Yahoo! Had launched an investigation when it found out that hackers responsible for 'The Cookie Attack' had violated its users' privacies. The results' findings then led the online platform to warn their users and taught them how to defer from being victims of the hackers.
Yahoo! Sent out e-mails to their customers about how hackers orchestrated 'The Cookie Attack.' The e-mail stated, "Based on the ongoing investigation, we believe a forged cookie may have been used in 2015 or 2016 to access your account," reported CNET. In fact, the online company had initially informed their users of this occurrence since December of last year. The hackers were said to have gained access to the enterprise's database since the security breach that took place way back 2013.
Because of the 2013 incident, 'The Cookie Attack' was easily detected by Yahoo!'s team because it was part of the biggest data breach on record. The experts of the company identified the hacker activity quickly because Yahoo!s development team created a sophisticated technique after the breach.
How were the hackers able to do it? They forged little web browser tokens called cookies. Instead of signing in, the hackers would tick the web browser and use the cookies to log into other people's account. A feature easily activated by users who say, "keep me logged in." Even if the Yahoo! Users have already closed their browsers; the service would still send the username and password.
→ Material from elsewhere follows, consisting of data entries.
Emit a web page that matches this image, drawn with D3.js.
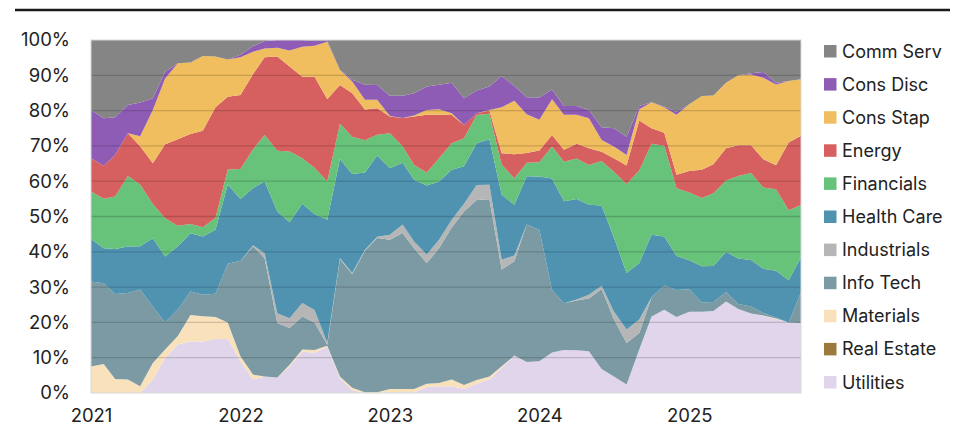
<!DOCTYPE html>
<html>
<head>
<meta charset="utf-8">
<script src="https://cdn.jsdelivr.net/npm/d3@7"></script>
<style>
  body { margin: 0; background: #fff; }
  svg text { font-family: Inter, Lato, "Noto Sans", sans-serif; fill: #222; }
</style>
</head>
<body>
<div id="chart"></div>
<script>
// Monthly sector weights (%), Jan 2021 - Oct 2025
var months = ["2021-01","2021-02","2021-03","2021-04","2021-05","2021-06","2021-07","2021-08","2021-09","2021-10","2021-11","2021-12",
  "2022-01","2022-02","2022-03","2022-04","2022-05","2022-06","2022-07","2022-08","2022-09","2022-10","2022-11","2022-12",
  "2023-01","2023-02","2023-03","2023-04","2023-05","2023-06","2023-07","2023-08","2023-09","2023-10","2023-11","2023-12",
  "2024-01","2024-02","2024-03","2024-04","2024-05","2024-06","2024-07","2024-08","2024-09","2024-10","2024-11","2024-12",
  "2025-01","2025-02","2025-03","2025-04","2025-05","2025-06","2025-07","2025-08","2025-09","2025-10"];

var sectors = ["Comm Serv", "Cons Disc", "Cons Stap", "Energy", "Financials", "Health Care",
  "Industrials", "Info Tech", "Materials", "Real Estate", "Utilities"];
var colors = ["#858585", "#8e5cb5", "#f0bd5f", "#d65f5f", "#67c27a", "#4f93b1",
  "#b6b6b6", "#7b9aa3", "#f9e1bb", "#9c7a3c", "#e1d5eb"];

var commServ = [19.8,22.2,21.9,18.4,17.7,16.5,9.0,6.6,6.4,4.5, 4.7,5.5,4.2,1.7,0.3,0,0,0,0.2,0.2,
  8.5,11.3,12.7,12.7,15.8,15.8,15.1,13.2,12.7,12.1, 16.5,14.3,13.2,10.2,13.0,16.2,16.3,14.0,18.7,18.7,
  19.8,24.7,25.0,27.4,18.7,17.6,18.9,20.3,18.2,15.8, 15.7,12.1,10.0,9.4,9.1,12.1,11.6,11.1];
var consDisc = [13.7,13.4,10.7,8.0,9.6,3.3,1.9,0,0,0, 0,0,0.7,1.6,2.1,2.2,3.0,1.9,1.4,0.3,
  0,0.5,4.2,4.2,5.7,6.3,6.3,6.6,6.9,8.7, 7.6,6.4,6.6,8.9,4.2,4.8,6.3,2.8,2.5,2.5,
  2.4,3.6,5.2,5.2,0.9,0,0.2,0.9,0,0, 0,0,0,0.4,1.6,0.5,0,0];
var consStap = [0,0,0,0,2.8,15.1,18.6,21.5,20.2,21.2, 14.3,10.6,10.7,6.3,2.5,2.5,4.5,8.5,8.8,16.3,
  4.2,3.3,2.8,2.4,0.2,0,0.3,1.4,1.6,0.5, 0,0,0.2,13.0,15.1,11.0,8.7,10.1,9.9,8.2,
  8.5,3.3,3.3,3.0,3.2,7.4,7.2,17.0,18.9,20.9, 19.5,18.6,19.8,20.0,23.1,22.9,17.5,16.0];
var energy = [9.4,9.4,11.8,12.1,10.8,11.5,21.0,24.5,25.5,27.3, 31.4,20.6,21.0,21.3,22.0,26.7,24.1,23.1,25.8,23.3,
  11.0,12.3,8.7,7.5,4.7,8.0,13.7,16.3,12.3,8.0, 3.7,0.5,0.9,3.3,6.8,2.8,3.4,3.3,3.4,4.2,
  4.7,2.6,3.8,5.2,14.2,4.4,3.7,3.8,6.1,8.0, 8.2,9.1,8.7,7.9,8.0,6.8,19.2,19.6];
var financials = [13.5,14.0,14.9,20.0,17.5,9.7,10.8,5.8,2.6,2.6, 3.3,4.2,8.5,11.0,13.2,17.2,20.0,12.9,13.1,10.8,
  10.0,10.6,9.1,5.9,9.9,4.7,4.2,3.7,6.6,7.5, 8.0,8.0,7.2,8.5,7.5,3.8,4.0,9.0,11.2,11.5,
  11.3,12.6,18.6,25.3,26.2,25.8,25.8,19.2,19.2,19.3, 20.6,20.2,23.4,24.6,23.1,23.1,19.8,14.8];
var healthCare = [12.0,9.9,12.7,13.2,12.3,19.3,18.7,17.9,16.5,16.5, 18.1,22.5,17.5,16.2,20.3,28.8,27.2,28.1,27.2,34.9,
  28.0,28.1,21.9,23.0,18.9,17.5,17.5,19.6,16.5,14.2, 10.6,11.8,12.9,18.4,14.4,13.7,15.1,31.6,28.9,28.5,
  25.5,22.7,21.0,16.0,16.0,17.7,13.9,9.6,8.2,10.2, 10.2,11.4,12.9,13.2,12.5,13.2,12.0,9.9];
var industrials = [0,0,0,0,0,0,0,0,0,0, 0,0,0,0.3,1.4,2.8,2.8,3.8,3.5,0.5,
  0.3,0.3,0.3,0.3,1.4,2.4,1.9,2.4,2.4,2.2, 2.2,4.2,4.1,2.8,1.6,0,0,0,0,0.3,
  1.0,0.9,2.2,3.8,3.8,0,0,0,0,0, 0,0,0,0,0,0,0,0];
var infoTech = [24.1,22.9,24.1,24.5,27.4,16.0,7.7,7.5,6.6,6.1, 6.6,16.6,27.1,36.3,33.5,15.4,10.4,9.4,7.8,0.3,
  33.2,32.2,40.1,43.7,42.3,44.2,39.9,34.2,38.2,43.1, 49.1,50.9,50.2,27.4,26.7,38.9,37.3,17.7,13.2,14.1,
  15.0,22.6,16.2,11.8,4.7,5.4,6.9,7.7,6.4,2.6, 2.6,2.7,1.4,2.0,0.7,0.3,0,8.7];
var materials = [7.5,8.2,4.0,3.8,1.9,4.7,2.4,2.4,7.5,7.1, 6.2,4.7,1.4,1.4,0,0,0.5,0.5,0.9,0.2,
  0.5,0.7,0.2,0.2,0.9,0.9,0.9,0.9,0.9,1.9, 1.2,1.1,0.9,0.5,0,0,0,0,0,0,
  0,0,0,0,0,0,0,0,0,0, 0,0,0,0,0.1,0.2,0,0];
var realEstate = [0,0,0,0,0,0,0,0,0,0, 0,0,0,0,0,0,0,0,0,0,
  0,0,0,0,0,0,0,0,0,0, 0,0,0,0,0,0,0,0,0,0,
  0,0,0,0,0,0,0,0,0,0, 0,0,0,0,0,0,0,0];
var utilities = [0,0,0,0,0,3.8,9.9,13.7,14.6,14.6, 15.3,15.3,9.0,3.8,4.7,4.4,7.5,11.8,11.3,13.2,
  4.2,0.8,0,0,0.2,0.2,0.2,1.7,1.9,1.9, 1.1,2.6,3.8,7.1,10.6,8.8,9.0,11.5,12.2,12.1,
  11.8,6.8,4.7,2.4,12.3,21.7,23.6,21.5,23.0,23.0, 23.2,25.9,23.8,22.5,21.9,20.9,20.0,19.8];

var yearTicks = ["2021", "2022", "2023", "2024", "2025"];

var seriesValues = [commServ, consDisc, consStap, energy, financials, healthCare,
  industrials, infoTech, materials, realEstate, utilities];

// Define SVG area
var svgWidth = 958;
var svgHeight = 428;
var plot = {left: 91, right: 801, top: 40, bottom: 393};

var svg = d3.select("#chart")
  .append("svg")
  .attr("width", svgWidth)
  .attr("height", svgHeight);

// Build table rows
var parseMonth = d3.timeParse("%Y-%m");
var rows = months.map(function(m, i) {
  var row = {date: parseMonth(m)};
  sectors.forEach(function(s, j) { row[s] = seriesValues[j][i]; });
  return row;
});

// Utilities at the bottom, Comm Serv at the top
var stackKeys = sectors.slice().reverse();
var stack = d3.stack()
  .keys(stackKeys)
  .offset(d3.stackOffsetExpand);
var layers = stack(rows);

var colorScale = d3.scaleOrdinal().domain(sectors).range(colors);

var x = d3.scaleTime()
  .domain(d3.extent(rows, d => d.date))
  .range([plot.left, plot.right]);

var y = d3.scaleLinear()
  .domain([0, 1])
  .range([plot.bottom, plot.top]);

// Top rule
svg.append("line")
  .attr("x1", 15).attr("x2", 950)
  .attr("y1", 10).attr("y2", 10)
  .attr("stroke", "#1b1b1b")
  .attr("stroke-width", 2.6);

// Areas
var area = d3.area()
  .x(d => x(d.data.date))
  .y0(d => y(d[0]))
  .y1(d => y(d[1]));

svg.append("g")
  .selectAll("path")
  .data(layers)
  .enter()
  .append("path")
  .attr("d", area)
  .attr("fill", d => colorScale(d.key));

// Gridlines over the areas
var yTicks = d3.range(0, 11).map(d => d / 10);
svg.append("g")
  .selectAll("line")
  .data(yTicks.slice(1, 10))
  .enter()
  .append("line")
  .attr("x1", plot.left).attr("x2", plot.right)
  .attr("y1", d => y(d)).attr("y2", d => y(d))
  .attr("stroke", "rgba(0,0,0,0.16)")
  .attr("stroke-width", 1.3);

// Plot frame
svg.append("rect")
  .attr("x", plot.left).attr("y", plot.top)
  .attr("width", plot.right - plot.left)
  .attr("height", plot.bottom - plot.top)
  .attr("fill", "none")
  .attr("stroke", "#d8d8d8")
  .attr("stroke-width", 1);

// Axes
var leftAxis = d3.axisLeft(y)
  .tickValues(yTicks)
  .tickFormat(d3.format(".0%"))
  .tickSize(0)
  .tickPadding(21);

svg.append("g")
  .attr("transform", `translate(${plot.left}, 0)`)
  .call(leftAxis)
  .call(g => g.select(".domain").remove())
  .selectAll("text")
  .style("font-size", "18.5px")
  .attr("fill", "#222");

var bottomAxis = d3.axisBottom(x)
  .tickValues(yearTicks.map(d => d3.timeParse("%Y")(d)))
  .tickFormat(d3.timeFormat("%Y"))
  .tickSize(0)
  .tickPadding(16);

svg.append("g")
  .attr("transform", `translate(0, ${plot.bottom})`)
  .call(bottomAxis)
  .call(g => g.select(".domain").remove())
  .selectAll("text")
  .style("font-size", "18.5px")
  .attr("fill", "#222");

// Legend
var legend = svg.append("g")
  .attr("transform", "translate(824, 45)");

var legendItems = legend.selectAll("g")
  .data(sectors)
  .enter()
  .append("g")
  .attr("transform", (d, i) => `translate(0, ${i * 33.1})`);

legendItems.append("rect")
  .attr("width", 12.5)
  .attr("height", 12.5)
  .attr("fill", d => colorScale(d));

legendItems.append("text")
  .attr("x", 18)
  .attr("y", 12.5)
  .style("font-size", "18px")
  .text(d => d);
</script>
</body>
</html>
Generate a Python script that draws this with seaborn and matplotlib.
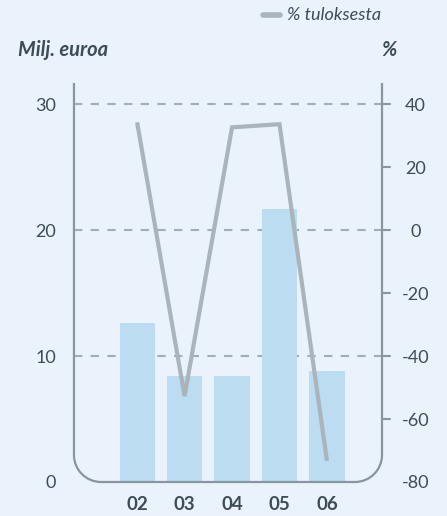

In other news, PC Mag reported that in order for Yahoo! Users keep their privacy from being violated, users who ticked the 'remember me' option could no longer use the forged cookies again. However, the company still continue to investigate the matter that no other options were suggested.
According to Yahoo!'s original statement, the hackers who orchestrated 'The Cookie Attack' are possibly state-sponsored. Therefore, the hackers were on the payroll of a foreign government.